## YOUR OBJECTIVE
Drop every picture. Then return, exactly, the lines from the beginning of the listing below through the one containing "plt.rcParams['font.family'] = ['Lato', 'DejaVu".

start DATASET SECTION

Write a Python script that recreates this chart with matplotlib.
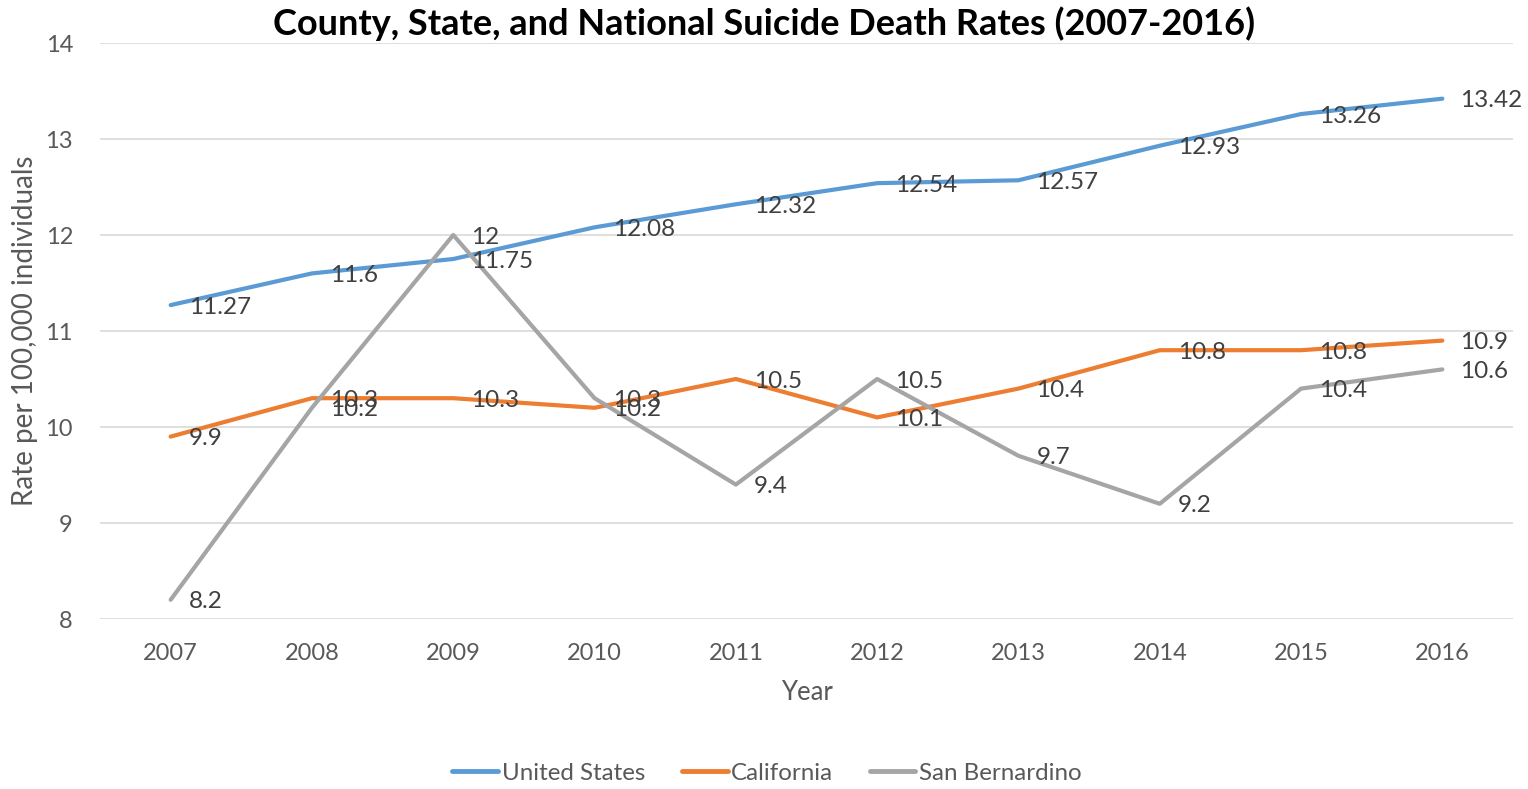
import matplotlib
matplotlib.use("Agg")
import matplotlib.pyplot as plt

plt.rcParams['font.family'] = ['Lato', 'DejaVu Sans']

years = [2007, 2008, 2009, 2010, 2011, 2012, 2013, 2014, 2015, 2016]
united_states = [11.27, 11.6, 11.75, 12.08, 12.32, 12.54, 12.57, 12.93, 13.26, 13.42]
california = [9.9, 10.3, 10.3, 10.2, 10.5, 10.1, 10.4, 10.8, 10.8, 10.9]
san_bernardino = [8.2, 10.2, 12.0, 10.3, 9.4, 10.5, 9.7, 9.2, 10.4, 10.6]
y_ticks = [8, 9, 10, 11, 12, 13, 14]

series = [
    ("United States", united_states, "#5B9BD5"),
    ("California", california, "#ED7D31"),
    ("San Bernardino", san_bernardino, "#A5A5A5"),
]

W, H = 1528, 789
fig = plt.figure(figsize=(W / 100, H / 100), dpi=100)
ax = fig.add_axes([100 / W, 1 - 619 / H, (1513 - 100) / W, (619 - 43) / H])

xs = list(range(len(years)))
for name, vals, color in series:
    ax.plot(xs, vals, color=color, lw=3.0, label=name, solid_capstyle='round',
            solid_joinstyle='round', zorder=3)

for name, vals, color in series:
    for x, v in zip(xs, vals):
        ax.annotate(f"{v:g}", (x, v), xytext=(13, -1.5), textcoords='offset points',
                    ha='left', va='center', fontsize=17.5, color='#404040', zorder=4)

ax.set_xlim(-0.5, len(years) - 0.5)
ax.set_ylim(8, 14)
ax.set_yticks(y_ticks)
ax.set_xticks(xs)
ax.set_xticklabels([str(y) for y in years])
ax.yaxis.grid(True, color='#D9D9D9', lw=1.2, zorder=0)
ax.set_axisbelow(True)
for s in ax.spines.values():
    s.set_visible(False)
ax.tick_params(axis='both', length=0, labelsize=17, labelcolor='#595959')
ax.tick_params(axis='y', pad=19.5)
ax.tick_params(axis='x', pad=17)

ax.set_xlabel("Year", fontsize=18.5, color='#595959', va='center')
ax.xaxis.set_label_coords(0.5, -73 / 576)
ax.set_ylabel("Rate per 100,000 individuals", fontsize=20, color='#595959',
              va='center', ha='center')
ax.yaxis.set_label_coords(-75 / 1413, 0.5)

fig.text(0.5, 1 - 24 / H, "County, State, and National Suicide Death Rates (2007-2016)",
         ha='center', va='center', fontsize=26, fontweight='bold', color='black')

leg = fig.legend(loc='center', bbox_to_anchor=(0.502, 1 - 773 / H), ncol=3, frameon=False,
                 fontsize=17.4, handlelength=1.9, handletextpad=0.15, columnspacing=1.5,
                 labelcolor='#595959')
for line in leg.get_lines():
    line.set_linewidth(3.5)

fig.savefig("out.png", dpi=100, facecolor='white')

end DATASET SECTION

## EXPECTED OUTPUT
Write a Python script that recreates this chart with matplotlib.
import matplotlib
matplotlib.use("Agg")
import matplotlib.pyplot as plt

plt.rcParams['font.family'] = ['Lato', 'DejaVu Sans']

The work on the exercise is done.